# [What is asked]
Copy out each line containing "picture" from the entries below.

# [Extracted entries]
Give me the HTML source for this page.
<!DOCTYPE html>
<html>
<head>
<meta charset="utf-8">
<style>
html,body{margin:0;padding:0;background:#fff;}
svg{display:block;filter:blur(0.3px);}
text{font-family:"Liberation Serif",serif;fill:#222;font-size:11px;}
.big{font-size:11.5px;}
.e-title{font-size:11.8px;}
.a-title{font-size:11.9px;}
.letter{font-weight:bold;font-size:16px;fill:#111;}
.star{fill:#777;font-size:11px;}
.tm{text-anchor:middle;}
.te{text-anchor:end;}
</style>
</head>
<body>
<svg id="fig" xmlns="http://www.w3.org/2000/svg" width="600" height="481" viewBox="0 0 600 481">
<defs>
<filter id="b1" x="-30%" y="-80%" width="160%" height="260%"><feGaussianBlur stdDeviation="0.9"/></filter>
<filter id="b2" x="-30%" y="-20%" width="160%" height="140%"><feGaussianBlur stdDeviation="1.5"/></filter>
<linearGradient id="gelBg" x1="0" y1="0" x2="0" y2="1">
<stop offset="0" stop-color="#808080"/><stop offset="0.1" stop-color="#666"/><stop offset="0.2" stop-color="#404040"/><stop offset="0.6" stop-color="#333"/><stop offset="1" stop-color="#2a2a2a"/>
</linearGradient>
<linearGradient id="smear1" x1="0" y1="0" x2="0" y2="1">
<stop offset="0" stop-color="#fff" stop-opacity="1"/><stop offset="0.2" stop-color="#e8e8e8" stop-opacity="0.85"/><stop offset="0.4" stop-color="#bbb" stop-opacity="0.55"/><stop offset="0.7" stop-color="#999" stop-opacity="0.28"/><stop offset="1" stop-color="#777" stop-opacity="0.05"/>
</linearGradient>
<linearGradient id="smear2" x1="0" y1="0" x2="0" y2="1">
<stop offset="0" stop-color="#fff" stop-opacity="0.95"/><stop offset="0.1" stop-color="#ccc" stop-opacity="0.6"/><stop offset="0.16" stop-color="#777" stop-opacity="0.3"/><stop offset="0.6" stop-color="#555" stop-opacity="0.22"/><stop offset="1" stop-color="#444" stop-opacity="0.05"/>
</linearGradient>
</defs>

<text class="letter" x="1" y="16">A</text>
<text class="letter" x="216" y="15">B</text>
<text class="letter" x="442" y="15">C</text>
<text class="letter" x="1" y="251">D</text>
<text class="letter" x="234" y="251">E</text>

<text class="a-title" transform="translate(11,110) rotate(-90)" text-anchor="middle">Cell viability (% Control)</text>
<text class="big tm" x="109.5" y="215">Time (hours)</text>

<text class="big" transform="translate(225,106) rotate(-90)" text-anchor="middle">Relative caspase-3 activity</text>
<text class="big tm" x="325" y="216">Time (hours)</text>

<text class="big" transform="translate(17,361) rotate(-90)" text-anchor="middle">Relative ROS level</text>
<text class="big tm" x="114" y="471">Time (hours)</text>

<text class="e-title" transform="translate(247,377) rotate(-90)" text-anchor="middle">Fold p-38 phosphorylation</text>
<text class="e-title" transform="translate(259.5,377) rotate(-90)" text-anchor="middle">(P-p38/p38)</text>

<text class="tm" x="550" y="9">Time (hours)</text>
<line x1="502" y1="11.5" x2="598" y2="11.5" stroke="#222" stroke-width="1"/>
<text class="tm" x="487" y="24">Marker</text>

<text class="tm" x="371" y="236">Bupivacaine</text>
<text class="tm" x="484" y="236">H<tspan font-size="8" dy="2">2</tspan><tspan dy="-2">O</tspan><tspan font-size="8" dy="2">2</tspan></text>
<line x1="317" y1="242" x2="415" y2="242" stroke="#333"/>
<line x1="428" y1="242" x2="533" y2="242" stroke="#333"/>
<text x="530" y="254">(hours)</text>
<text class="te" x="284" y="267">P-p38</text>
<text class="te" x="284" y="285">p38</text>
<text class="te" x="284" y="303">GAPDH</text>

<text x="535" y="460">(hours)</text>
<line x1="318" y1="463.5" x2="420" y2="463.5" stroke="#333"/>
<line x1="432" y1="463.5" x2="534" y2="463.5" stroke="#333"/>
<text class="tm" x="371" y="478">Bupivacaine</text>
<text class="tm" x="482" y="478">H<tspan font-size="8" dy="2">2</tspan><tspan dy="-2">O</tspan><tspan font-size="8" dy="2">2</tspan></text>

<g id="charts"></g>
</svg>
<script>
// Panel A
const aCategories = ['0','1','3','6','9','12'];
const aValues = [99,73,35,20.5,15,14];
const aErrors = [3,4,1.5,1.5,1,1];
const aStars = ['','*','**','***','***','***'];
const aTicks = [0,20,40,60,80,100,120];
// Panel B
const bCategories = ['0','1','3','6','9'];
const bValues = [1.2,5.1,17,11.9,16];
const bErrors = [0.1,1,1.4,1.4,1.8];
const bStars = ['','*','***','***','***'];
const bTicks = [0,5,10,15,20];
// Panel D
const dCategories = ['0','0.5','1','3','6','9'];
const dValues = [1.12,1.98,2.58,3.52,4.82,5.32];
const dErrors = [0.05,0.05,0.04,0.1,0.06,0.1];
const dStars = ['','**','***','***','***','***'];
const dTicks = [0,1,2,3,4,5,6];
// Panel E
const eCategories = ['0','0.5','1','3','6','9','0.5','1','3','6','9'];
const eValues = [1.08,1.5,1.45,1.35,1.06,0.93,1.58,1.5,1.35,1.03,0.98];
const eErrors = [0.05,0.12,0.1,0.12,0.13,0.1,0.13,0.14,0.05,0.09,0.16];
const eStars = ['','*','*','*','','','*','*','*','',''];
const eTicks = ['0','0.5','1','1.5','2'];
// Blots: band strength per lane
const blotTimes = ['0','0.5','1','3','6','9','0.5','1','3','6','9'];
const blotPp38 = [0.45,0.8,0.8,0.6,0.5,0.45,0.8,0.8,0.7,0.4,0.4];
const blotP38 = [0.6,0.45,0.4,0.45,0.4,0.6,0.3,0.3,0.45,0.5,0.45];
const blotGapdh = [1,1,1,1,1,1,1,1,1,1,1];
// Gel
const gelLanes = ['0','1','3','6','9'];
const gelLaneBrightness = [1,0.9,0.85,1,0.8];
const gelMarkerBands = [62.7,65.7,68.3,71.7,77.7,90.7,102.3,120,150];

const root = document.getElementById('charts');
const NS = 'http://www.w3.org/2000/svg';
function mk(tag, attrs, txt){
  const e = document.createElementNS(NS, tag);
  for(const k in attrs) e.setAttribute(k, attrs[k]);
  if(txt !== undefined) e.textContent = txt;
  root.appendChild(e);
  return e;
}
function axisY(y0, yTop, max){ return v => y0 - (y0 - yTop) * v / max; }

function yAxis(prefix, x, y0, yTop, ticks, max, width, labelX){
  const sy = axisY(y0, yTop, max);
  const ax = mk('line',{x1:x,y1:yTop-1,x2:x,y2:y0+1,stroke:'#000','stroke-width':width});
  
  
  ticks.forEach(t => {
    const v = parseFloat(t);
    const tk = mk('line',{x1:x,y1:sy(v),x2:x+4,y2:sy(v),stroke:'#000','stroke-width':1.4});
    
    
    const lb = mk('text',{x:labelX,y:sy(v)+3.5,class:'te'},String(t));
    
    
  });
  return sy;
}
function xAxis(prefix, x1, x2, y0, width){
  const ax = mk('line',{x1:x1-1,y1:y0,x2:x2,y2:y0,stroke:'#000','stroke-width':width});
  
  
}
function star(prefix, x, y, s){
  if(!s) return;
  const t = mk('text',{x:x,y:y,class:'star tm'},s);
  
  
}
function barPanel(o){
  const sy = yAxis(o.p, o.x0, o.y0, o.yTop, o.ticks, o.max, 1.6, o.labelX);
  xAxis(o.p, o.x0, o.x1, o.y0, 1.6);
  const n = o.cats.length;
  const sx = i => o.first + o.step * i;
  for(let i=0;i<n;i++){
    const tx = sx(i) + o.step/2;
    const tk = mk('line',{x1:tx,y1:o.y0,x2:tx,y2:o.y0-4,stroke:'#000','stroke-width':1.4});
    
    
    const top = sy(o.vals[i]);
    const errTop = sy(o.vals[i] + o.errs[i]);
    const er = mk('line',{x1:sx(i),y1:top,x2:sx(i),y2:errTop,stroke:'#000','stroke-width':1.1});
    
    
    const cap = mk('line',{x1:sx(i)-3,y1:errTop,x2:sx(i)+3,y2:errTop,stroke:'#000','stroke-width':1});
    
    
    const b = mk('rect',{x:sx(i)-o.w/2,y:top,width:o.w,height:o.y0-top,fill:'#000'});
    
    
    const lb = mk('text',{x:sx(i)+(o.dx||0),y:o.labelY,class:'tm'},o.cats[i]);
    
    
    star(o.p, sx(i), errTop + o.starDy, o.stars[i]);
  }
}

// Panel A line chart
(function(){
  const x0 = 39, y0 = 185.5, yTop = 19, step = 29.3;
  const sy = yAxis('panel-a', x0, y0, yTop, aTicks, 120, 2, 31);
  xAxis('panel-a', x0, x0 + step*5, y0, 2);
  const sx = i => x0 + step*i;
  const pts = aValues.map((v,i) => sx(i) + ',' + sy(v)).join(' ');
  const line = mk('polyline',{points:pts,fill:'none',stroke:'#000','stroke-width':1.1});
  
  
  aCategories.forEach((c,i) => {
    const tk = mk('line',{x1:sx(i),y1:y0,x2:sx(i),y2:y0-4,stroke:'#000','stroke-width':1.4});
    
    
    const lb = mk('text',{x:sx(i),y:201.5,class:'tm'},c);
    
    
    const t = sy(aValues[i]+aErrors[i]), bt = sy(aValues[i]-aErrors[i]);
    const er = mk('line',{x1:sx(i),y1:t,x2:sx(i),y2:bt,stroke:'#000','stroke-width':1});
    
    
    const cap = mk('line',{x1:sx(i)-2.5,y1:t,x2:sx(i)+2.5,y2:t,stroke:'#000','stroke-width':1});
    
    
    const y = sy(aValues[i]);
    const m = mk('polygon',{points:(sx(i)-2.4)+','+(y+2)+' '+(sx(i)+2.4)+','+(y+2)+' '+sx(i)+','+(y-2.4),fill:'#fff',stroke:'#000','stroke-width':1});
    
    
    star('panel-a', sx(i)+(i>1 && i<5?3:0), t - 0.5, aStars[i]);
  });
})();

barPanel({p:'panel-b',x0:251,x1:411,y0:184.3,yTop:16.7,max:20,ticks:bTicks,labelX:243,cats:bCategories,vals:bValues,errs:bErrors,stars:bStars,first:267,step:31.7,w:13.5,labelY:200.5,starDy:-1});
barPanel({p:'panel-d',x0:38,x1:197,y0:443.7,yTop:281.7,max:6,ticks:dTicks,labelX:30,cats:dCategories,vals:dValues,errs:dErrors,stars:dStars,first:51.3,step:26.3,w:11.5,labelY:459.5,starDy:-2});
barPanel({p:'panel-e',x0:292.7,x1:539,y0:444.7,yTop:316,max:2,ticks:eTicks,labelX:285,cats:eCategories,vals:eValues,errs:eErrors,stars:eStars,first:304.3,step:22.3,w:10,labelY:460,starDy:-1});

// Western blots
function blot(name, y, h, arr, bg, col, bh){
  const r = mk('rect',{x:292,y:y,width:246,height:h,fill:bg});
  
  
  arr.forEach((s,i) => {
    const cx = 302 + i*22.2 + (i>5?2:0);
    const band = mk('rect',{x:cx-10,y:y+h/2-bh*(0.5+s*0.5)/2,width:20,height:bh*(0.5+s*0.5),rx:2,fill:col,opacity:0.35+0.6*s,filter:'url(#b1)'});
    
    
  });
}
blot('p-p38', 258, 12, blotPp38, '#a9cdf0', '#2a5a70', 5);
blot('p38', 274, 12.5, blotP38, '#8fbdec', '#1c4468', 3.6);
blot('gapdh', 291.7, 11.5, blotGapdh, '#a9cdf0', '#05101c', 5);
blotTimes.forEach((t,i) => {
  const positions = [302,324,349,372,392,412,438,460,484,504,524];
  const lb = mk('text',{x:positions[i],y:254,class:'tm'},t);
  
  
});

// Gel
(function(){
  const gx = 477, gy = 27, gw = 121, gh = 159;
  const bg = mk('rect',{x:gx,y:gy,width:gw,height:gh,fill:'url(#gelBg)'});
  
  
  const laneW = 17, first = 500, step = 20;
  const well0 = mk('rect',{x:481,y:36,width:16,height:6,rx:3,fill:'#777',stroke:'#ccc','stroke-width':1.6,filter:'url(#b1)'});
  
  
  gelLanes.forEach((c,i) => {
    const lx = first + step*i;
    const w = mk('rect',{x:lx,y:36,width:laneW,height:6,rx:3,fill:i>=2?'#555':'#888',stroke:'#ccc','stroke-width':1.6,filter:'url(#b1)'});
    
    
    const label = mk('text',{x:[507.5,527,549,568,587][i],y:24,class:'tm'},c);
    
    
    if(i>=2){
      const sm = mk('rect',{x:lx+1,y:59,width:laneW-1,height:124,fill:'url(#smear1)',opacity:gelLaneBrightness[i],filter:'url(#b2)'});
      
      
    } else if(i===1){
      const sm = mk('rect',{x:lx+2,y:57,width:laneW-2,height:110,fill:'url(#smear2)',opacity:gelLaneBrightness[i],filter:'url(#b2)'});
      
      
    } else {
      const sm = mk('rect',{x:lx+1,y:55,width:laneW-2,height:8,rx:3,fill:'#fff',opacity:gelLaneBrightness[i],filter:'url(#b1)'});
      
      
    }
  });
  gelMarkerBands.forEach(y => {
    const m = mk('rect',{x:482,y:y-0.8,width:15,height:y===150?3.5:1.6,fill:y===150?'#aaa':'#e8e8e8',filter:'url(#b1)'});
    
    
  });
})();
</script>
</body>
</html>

==

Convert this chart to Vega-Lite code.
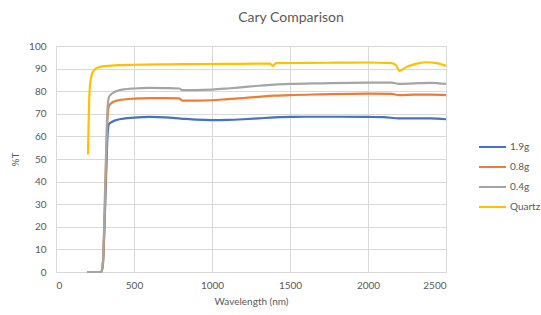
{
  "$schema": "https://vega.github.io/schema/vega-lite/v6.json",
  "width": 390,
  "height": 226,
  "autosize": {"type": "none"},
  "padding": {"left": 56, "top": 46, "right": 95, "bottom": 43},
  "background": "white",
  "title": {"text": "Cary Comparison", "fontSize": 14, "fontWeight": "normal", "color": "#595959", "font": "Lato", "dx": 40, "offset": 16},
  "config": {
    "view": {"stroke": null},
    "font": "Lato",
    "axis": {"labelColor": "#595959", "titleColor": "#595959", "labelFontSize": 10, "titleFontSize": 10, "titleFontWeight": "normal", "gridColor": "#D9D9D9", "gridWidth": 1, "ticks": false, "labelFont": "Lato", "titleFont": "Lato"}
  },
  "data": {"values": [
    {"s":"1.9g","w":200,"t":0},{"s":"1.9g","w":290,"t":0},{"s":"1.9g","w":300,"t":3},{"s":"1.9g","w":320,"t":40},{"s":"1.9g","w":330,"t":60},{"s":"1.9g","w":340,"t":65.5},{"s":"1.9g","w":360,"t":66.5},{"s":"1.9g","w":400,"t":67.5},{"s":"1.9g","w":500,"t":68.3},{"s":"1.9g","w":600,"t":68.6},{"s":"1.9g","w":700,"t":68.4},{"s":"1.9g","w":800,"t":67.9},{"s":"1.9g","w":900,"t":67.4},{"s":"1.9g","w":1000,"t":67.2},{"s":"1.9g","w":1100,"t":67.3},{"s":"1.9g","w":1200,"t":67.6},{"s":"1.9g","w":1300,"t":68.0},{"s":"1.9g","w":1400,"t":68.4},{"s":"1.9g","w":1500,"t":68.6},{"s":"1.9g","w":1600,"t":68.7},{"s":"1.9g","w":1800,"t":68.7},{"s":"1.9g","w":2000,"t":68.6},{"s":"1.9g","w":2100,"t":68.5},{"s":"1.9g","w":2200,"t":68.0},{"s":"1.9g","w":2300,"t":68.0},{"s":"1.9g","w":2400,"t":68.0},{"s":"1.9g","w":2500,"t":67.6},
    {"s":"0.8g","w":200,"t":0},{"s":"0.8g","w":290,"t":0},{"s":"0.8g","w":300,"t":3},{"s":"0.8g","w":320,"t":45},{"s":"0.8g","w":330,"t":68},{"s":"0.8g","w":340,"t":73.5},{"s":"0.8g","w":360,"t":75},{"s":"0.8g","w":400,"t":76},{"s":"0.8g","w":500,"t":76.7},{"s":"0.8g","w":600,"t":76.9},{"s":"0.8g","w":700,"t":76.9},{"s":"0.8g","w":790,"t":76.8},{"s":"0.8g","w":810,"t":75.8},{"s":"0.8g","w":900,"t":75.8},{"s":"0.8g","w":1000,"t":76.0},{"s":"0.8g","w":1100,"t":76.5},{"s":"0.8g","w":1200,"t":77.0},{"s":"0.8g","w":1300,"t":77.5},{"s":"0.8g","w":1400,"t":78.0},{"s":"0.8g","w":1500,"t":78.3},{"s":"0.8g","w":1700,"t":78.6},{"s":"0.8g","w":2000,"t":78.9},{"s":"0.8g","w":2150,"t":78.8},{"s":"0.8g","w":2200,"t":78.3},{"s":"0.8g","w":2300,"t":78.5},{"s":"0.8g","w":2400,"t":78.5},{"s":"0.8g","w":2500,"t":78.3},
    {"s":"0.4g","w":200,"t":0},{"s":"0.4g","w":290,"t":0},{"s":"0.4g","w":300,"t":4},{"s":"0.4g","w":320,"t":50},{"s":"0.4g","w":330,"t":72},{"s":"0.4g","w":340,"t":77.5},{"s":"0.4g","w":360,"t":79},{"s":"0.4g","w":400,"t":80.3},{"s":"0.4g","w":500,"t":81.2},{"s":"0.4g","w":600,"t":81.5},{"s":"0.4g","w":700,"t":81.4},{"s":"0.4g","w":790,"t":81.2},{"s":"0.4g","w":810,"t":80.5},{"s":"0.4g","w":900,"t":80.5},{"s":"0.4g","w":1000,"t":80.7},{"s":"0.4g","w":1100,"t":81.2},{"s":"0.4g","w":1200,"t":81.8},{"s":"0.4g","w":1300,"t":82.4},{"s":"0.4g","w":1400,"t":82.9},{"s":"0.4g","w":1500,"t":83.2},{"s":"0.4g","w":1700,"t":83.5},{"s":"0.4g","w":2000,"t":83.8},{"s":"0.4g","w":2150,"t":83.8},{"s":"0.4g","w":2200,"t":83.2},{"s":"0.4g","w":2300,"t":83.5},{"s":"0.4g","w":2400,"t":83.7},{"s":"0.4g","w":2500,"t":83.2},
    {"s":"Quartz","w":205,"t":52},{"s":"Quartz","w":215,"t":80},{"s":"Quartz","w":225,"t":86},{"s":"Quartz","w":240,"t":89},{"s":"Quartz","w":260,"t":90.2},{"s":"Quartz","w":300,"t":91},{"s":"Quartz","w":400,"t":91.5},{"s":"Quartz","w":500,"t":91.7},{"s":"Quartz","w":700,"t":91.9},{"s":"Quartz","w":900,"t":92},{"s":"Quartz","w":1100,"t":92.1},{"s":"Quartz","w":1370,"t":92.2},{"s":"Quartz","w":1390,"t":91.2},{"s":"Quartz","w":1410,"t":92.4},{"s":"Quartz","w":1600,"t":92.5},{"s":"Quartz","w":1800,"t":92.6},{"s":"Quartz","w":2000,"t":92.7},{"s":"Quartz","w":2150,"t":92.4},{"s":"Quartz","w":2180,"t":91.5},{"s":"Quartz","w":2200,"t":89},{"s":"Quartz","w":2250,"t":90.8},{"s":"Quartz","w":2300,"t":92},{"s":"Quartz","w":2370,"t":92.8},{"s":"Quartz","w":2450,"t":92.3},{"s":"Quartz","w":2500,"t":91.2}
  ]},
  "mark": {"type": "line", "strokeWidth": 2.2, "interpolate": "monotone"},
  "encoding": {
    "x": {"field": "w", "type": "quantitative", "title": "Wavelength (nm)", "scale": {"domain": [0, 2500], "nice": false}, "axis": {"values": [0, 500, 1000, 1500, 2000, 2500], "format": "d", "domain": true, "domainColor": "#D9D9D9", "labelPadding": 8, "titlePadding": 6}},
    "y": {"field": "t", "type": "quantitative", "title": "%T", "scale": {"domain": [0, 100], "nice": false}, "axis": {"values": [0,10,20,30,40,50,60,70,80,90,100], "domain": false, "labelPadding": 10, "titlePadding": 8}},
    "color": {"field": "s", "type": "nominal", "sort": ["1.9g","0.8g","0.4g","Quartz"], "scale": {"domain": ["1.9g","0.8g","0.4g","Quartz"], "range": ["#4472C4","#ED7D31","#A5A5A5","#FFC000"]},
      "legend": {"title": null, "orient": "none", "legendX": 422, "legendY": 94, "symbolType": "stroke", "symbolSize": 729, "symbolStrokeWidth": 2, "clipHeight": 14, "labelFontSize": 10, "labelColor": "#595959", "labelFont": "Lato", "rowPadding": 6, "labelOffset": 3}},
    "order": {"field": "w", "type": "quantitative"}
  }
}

--

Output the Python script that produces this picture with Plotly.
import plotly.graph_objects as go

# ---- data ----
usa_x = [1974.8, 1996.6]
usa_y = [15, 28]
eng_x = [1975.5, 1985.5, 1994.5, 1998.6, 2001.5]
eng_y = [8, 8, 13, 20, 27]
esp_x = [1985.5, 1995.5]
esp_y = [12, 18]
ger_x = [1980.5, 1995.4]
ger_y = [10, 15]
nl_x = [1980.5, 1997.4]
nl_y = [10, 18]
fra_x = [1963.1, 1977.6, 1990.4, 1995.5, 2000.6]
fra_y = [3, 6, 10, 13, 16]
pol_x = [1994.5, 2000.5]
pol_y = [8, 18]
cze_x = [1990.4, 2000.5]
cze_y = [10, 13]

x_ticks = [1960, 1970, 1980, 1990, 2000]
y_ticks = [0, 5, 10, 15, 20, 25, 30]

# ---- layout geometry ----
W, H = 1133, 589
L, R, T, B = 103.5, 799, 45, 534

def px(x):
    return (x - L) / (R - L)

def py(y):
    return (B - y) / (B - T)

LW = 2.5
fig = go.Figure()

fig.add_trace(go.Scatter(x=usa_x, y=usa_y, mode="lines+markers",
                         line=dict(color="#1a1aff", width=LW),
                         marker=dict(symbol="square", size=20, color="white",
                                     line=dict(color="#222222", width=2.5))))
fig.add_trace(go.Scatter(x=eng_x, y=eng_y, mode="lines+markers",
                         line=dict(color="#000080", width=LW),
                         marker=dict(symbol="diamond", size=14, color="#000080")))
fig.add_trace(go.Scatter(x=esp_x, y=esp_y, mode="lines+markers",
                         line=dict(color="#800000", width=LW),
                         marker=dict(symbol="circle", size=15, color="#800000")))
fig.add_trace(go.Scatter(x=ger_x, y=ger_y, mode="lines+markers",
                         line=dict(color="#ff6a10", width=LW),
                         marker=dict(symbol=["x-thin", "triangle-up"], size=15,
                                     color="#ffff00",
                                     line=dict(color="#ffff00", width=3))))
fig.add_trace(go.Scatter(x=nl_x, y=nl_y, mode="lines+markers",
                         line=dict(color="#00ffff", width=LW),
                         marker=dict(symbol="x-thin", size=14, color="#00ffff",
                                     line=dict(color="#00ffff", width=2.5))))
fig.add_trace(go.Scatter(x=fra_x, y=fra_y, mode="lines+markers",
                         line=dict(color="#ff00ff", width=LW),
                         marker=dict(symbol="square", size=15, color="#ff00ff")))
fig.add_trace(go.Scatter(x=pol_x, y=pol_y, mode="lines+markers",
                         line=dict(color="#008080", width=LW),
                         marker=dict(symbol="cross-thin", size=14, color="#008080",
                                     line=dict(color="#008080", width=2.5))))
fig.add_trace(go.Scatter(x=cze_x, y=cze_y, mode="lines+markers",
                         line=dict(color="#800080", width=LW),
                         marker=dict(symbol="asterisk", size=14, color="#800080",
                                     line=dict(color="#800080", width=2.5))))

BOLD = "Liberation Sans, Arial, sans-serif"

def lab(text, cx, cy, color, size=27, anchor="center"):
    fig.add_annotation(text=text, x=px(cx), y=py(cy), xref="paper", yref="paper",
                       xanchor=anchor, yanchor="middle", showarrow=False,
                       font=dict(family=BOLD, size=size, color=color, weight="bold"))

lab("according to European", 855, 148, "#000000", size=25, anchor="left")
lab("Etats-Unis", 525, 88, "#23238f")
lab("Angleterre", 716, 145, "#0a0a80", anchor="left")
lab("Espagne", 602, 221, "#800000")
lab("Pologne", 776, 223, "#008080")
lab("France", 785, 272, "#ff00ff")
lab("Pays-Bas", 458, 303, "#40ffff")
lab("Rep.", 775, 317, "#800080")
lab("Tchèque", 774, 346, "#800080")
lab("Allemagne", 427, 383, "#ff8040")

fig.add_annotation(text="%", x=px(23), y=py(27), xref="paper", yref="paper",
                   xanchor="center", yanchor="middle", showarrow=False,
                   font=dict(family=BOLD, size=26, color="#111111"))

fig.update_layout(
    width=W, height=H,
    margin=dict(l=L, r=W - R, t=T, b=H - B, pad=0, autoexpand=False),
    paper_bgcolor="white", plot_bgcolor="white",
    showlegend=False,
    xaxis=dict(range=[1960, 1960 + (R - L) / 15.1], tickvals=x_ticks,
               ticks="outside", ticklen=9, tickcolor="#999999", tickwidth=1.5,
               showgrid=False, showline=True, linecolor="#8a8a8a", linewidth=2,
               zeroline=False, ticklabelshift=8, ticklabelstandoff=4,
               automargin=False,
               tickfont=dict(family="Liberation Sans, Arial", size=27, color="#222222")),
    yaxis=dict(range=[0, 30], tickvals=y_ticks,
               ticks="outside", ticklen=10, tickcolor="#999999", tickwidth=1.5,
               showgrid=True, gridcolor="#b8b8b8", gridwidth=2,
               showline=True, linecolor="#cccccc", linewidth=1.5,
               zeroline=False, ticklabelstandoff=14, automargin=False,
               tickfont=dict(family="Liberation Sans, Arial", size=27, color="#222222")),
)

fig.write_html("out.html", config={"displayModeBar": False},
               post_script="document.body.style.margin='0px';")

# [Output for this task]
Output the Python script that produces this picture with Plotly.

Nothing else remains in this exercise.